Okay, so in this case we get
\begin{align*} a_1(v_1 -\frac12 v_1 -\frac12 v_2) + a_2(v_2 - \frac12 v_1 -\frac12 v_2 ) &= \frac{a_1}2 (v_1 -v_2) + \frac{a_2}2 (v_2 - v_1) \\ &= \frac12(a_1-a_2) v_1 + \frac12(a_2-a_1) v_2 \end{align*}

By linear independence of $v_1,v_2$ we get that $a_1 = a_2$. Why does this imply that either is zero?

7. Mar 10, 2011

### Dick

You are staring too hard at the ai's. v1-w=(v1-v2)/2, v2-w=(v2-v1)/2. (v1-w)=(-1)*(v2-w). They aren't linearly independent. I'm saying your proposed theorem is false. That's why you are having a hard time proving it.

8. Mar 10, 2011

### Kreizhn

Okay, so then that hypothesis goes out the window.

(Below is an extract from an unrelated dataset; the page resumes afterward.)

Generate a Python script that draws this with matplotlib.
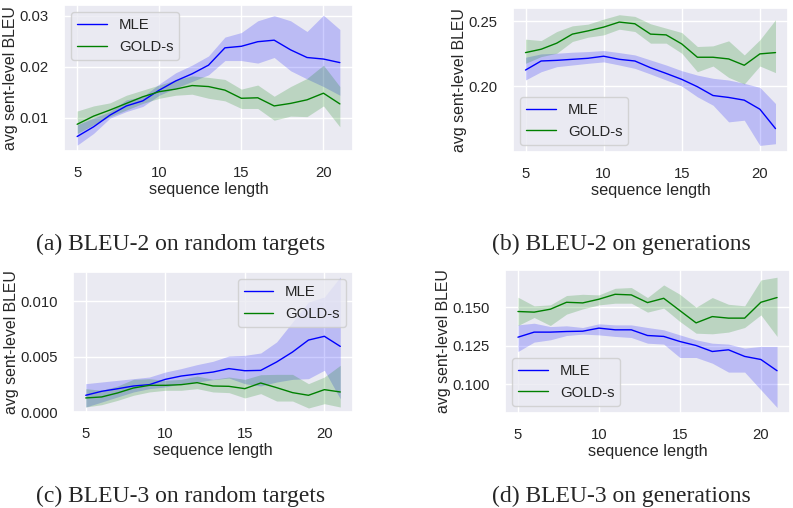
import numpy as np
import matplotlib
matplotlib.use("Agg")
import matplotlib.pyplot as plt
import seaborn as sns

sns.set_theme(style="darkgrid")
plt.rcParams['font.family'] = ['Liberation Sans', 'DejaVu Sans']

lengths = list(range(5, 22))

# (a) BLEU-2 on random targets
a_mle = [0.0063, 0.0082, 0.0105, 0.0123, 0.0133, 0.0154, 0.0172, 0.0186, 0.0203,
         0.0237, 0.0240, 0.0249, 0.0252, 0.0233, 0.0218, 0.0215, 0.0208]
a_mle_hi = [0.0086, 0.0099, 0.0112, 0.0135, 0.0141, 0.0166, 0.0188, 0.0203, 0.0221,
            0.0258, 0.0267, 0.0290, 0.0300, 0.0290, 0.0269, 0.0301, 0.0273]
a_mle_lo = [0.0046, 0.0069, 0.0099, 0.0112, 0.0122, 0.0144, 0.0158, 0.0171, 0.0184,
            0.0212, 0.0212, 0.0207, 0.0218, 0.0192, 0.0176, 0.0161, 0.0144]
a_gold = [0.0087, 0.0103, 0.0115, 0.0128, 0.0141, 0.0151, 0.0156, 0.0163, 0.0161,
          0.0154, 0.0138, 0.0139, 0.0123, 0.0128, 0.0135, 0.0148, 0.0127]
a_gold_hi = [0.0113, 0.0123, 0.0129, 0.0144, 0.0154, 0.0164, 0.0174, 0.0182, 0.0179,
             0.0175, 0.0156, 0.0164, 0.0142, 0.0161, 0.0177, 0.0203, 0.0161]
a_gold_lo = [0.0069, 0.0086, 0.0102, 0.0115, 0.0128, 0.0138, 0.0144, 0.0146, 0.0138,
             0.0133, 0.0118, 0.0118, 0.0095, 0.0103, 0.0102, 0.0123, 0.0082]

# (b) BLEU-2 on generations
b_mle = [0.2124, 0.2194, 0.2199, 0.2207, 0.2215, 0.2231, 0.2207, 0.2194, 0.2142,
         0.2098, 0.2052, 0.1995, 0.1927, 0.1912, 0.1891, 0.1821, 0.1671]
b_mle_hi = [0.2223, 0.2249, 0.2254, 0.2262, 0.2267, 0.2275, 0.2259, 0.2241, 0.2202,
            0.2163, 0.2119, 0.2085, 0.2060, 0.2047, 0.2021, 0.1990, 0.1865]
b_mle_lo = [0.2047, 0.2111, 0.2150, 0.2163, 0.2176, 0.2187, 0.2163, 0.2137, 0.2093,
            0.2047, 0.2000, 0.1917, 0.1852, 0.1723, 0.1736, 0.1541, 0.1554]
b_gold = [0.2259, 0.2285, 0.2332, 0.2402, 0.2427, 0.2456, 0.2495, 0.2482, 0.2402,
          0.2396, 0.2326, 0.2223, 0.2223, 0.2210, 0.2161, 0.2249, 0.2259]
b_gold_hi = [0.2363, 0.2352, 0.2422, 0.2466, 0.2479, 0.2518, 0.2552, 0.2539, 0.2482,
             0.2448, 0.2414, 0.2306, 0.2311, 0.2350, 0.2241, 0.2358, 0.2513]
b_gold_lo = [0.2176, 0.2228, 0.2254, 0.2345, 0.2378, 0.2396, 0.2440, 0.2422, 0.2332,
             0.2332, 0.2254, 0.2111, 0.2155, 0.2067, 0.2016, 0.2155, 0.2104]

# (c) BLEU-3 on random targets
c_mle = [0.00151, 0.00187, 0.00210, 0.00235, 0.00247, 0.00295, 0.00325, 0.00343, 0.00361,
         0.00392, 0.00373, 0.00376, 0.00452, 0.00542, 0.00650, 0.00684, 0.00593]
c_mle_hi = [0.00256, 0.00271, 0.00286, 0.00301, 0.00316, 0.00361, 0.00392, 0.00428, 0.00458,
            0.00506, 0.00512, 0.00533, 0.00633, 0.00813, 0.00994, 0.01039, 0.01220]
c_mle_lo = [0.00045, 0.00090, 0.00136, 0.00181, 0.00211, 0.00226, 0.00256, 0.00271, 0.00292,
            0.00307, 0.00256, 0.00235, 0.00271, 0.00295, 0.00301, 0.00377, 0.00120]
c_gold = [0.00127, 0.00136, 0.00172, 0.00217, 0.00241, 0.00241, 0.00247, 0.00265, 0.00235,
          0.00232, 0.00211, 0.00262, 0.00220, 0.00175, 0.00151, 0.00202, 0.00181]
c_gold_hi = [0.00211, 0.00196, 0.00235, 0.00295, 0.00301, 0.00286, 0.00295, 0.00325, 0.00295,
             0.00316, 0.00295, 0.00337, 0.00340, 0.00340, 0.00256, 0.00316, 0.00422]
c_gold_lo = [0.00045, 0.00066, 0.00105, 0.00151, 0.00181, 0.00196, 0.00196, 0.00211, 0.00181,
             0.00175, 0.00127, 0.00166, 0.00099, 0.00099, 0.00036, 0.00075, 0.00045]

# (d) BLEU-3 on generations
d_mle = [0.1305, 0.1338, 0.1338, 0.1342, 0.1344, 0.1364, 0.1353, 0.1353, 0.1316,
         0.1310, 0.1277, 0.1251, 0.1212, 0.1223, 0.1180, 0.1160, 0.1087]
d_mle_hi = [0.1385, 0.1396, 0.1374, 0.1379, 0.1368, 0.1392, 0.1385, 0.1385, 0.1368,
            0.1353, 0.1320, 0.1288, 0.1266, 0.1260, 0.1234, 0.1245, 0.1245]
d_mle_lo = [0.1212, 0.1273, 0.1288, 0.1316, 0.1325, 0.1320, 0.1310, 0.1303, 0.1266,
            0.1260, 0.1173, 0.1173, 0.1136, 0.1078, 0.1078, 0.0963, 0.0848]
d_gold = [0.1472, 0.1468, 0.1487, 0.1532, 0.1528, 0.1552, 0.1584, 0.1580, 0.1530,
          0.1558, 0.1478, 0.1398, 0.1439, 0.1429, 0.1429, 0.1532, 0.1563]
d_gold_hi = [0.1565, 0.1509, 0.1515, 0.1576, 0.1584, 0.1580, 0.1623, 0.1628, 0.1563,
             0.1645, 0.1584, 0.1500, 0.1563, 0.1519, 0.1509, 0.1677, 0.1695]
d_gold_lo = [0.1381, 0.1433, 0.1381, 0.1455, 0.1489, 0.1515, 0.1526, 0.1526, 0.1468,
             0.1494, 0.1407, 0.1331, 0.1327, 0.1338, 0.1368, 0.1450, 0.1310]

captions = ["(a) BLEU-2 on random targets", "(b) BLEU-2 on generations",
            "(c) BLEU-3 on random targets", "(d) BLEU-3 on generations"]

W, H = 793, 508
fig = plt.figure(figsize=(W / 100, H / 100), dpi=100)


def px_axes(left, top, right, bottom):
    return fig.add_axes([left / W, 1 - bottom / H, (right - left) / W, (bottom - top) / H])


def panel(ax, mle, mle_lo, mle_hi, gold, gold_lo, gold_hi, ylim, yticks, fmt, loc):
    ax.plot(lengths, mle, color='blue', lw=1.0, label='MLE')
    ax.fill_between(lengths, mle_lo, mle_hi, color='blue', alpha=0.2, lw=0)
    ax.plot(lengths, gold, color='green', lw=1.0, label='GOLD-s')
    ax.fill_between(lengths, gold_lo, gold_hi, color='green', alpha=0.2, lw=0)
    ax.set_xlim(4.2, 21.8)
    ax.set_ylim(*ylim)
    ax.set_xticks([5, 10, 15, 20])
    ax.set_yticks(yticks)
    ax.set_yticklabels([fmt.format(t) for t in yticks])
    ax.tick_params(labelsize=10.7, pad=5)
    ax.set_xlabel('sequence length', fontsize=11.7, labelpad=1)
    ax.set_ylabel('avg sent-level BLEU', fontsize=11.4, labelpad=1)
    ax.legend(loc=loc, fontsize=10.7)


axa = px_axes(64, 5, 353, 151)
panel(axa, a_mle, a_mle_lo, a_mle_hi, a_gold, a_gold_lo, a_gold_hi,
      (0.00346, 0.0321), [0.01, 0.02, 0.03], "{:.2f}", 'upper left')

axb = px_axes(513, 8, 788, 152)
panel(axb, b_mle, b_mle_lo, b_mle_hi, b_gold, b_gold_lo, b_gold_hi,
      (0.149, 0.2604), [0.20, 0.25], "{:.2f}", 'lower left')

axc = px_axes(73, 272, 353, 412)
panel(axc, c_mle, c_mle_lo, c_mle_hi, c_gold, c_gold_lo, c_gold_hi,
      (0.0, 0.01265), [0.0, 0.005, 0.010], "{:.3f}", 'upper right')

axd = px_axes(505, 270, 790, 413)
panel(axd, d_mle, d_mle_lo, d_mle_hi, d_gold, d_gold_lo, d_gold_hi,
      (0.0812, 0.1742), [0.100, 0.125, 0.150], "{:.3f}", 'lower left')

cap_font = dict(family='Liberation Serif', fontsize=17, ha='center', va='center')
fig.text(181 / W, 1 - 244 / H, captions[0], **cap_font)
fig.text(621 / W, 1 - 244 / H, captions[1], **cap_font)
fig.text(181 / W, 1 - 496 / H, captions[2], **cap_font)
fig.text(621 / W, 1 - 496 / H, captions[3], **cap_font)

fig.savefig('out.png', dpi=100)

Tell me, does it then make sense to instead say that if $\left\{ v_i \right\}_{i=1}^d$ span a d dimensional space, then for w a linear combo of the $v_i$ it follows that $\left\{ v_i - w \right\}$ span a d-1 dimensional space?

9. Mar 10, 2011

### Dick

No. The {vi-w} are 'usually' independent, if you pick some random w. But for a family of special values of w it will fail.

10. Mar 10, 2011

### Kreizhn

See, here's the issue. I've tried to make it simple so that it doesn't complicate things, but maybe putting it in a proper framework will make it better.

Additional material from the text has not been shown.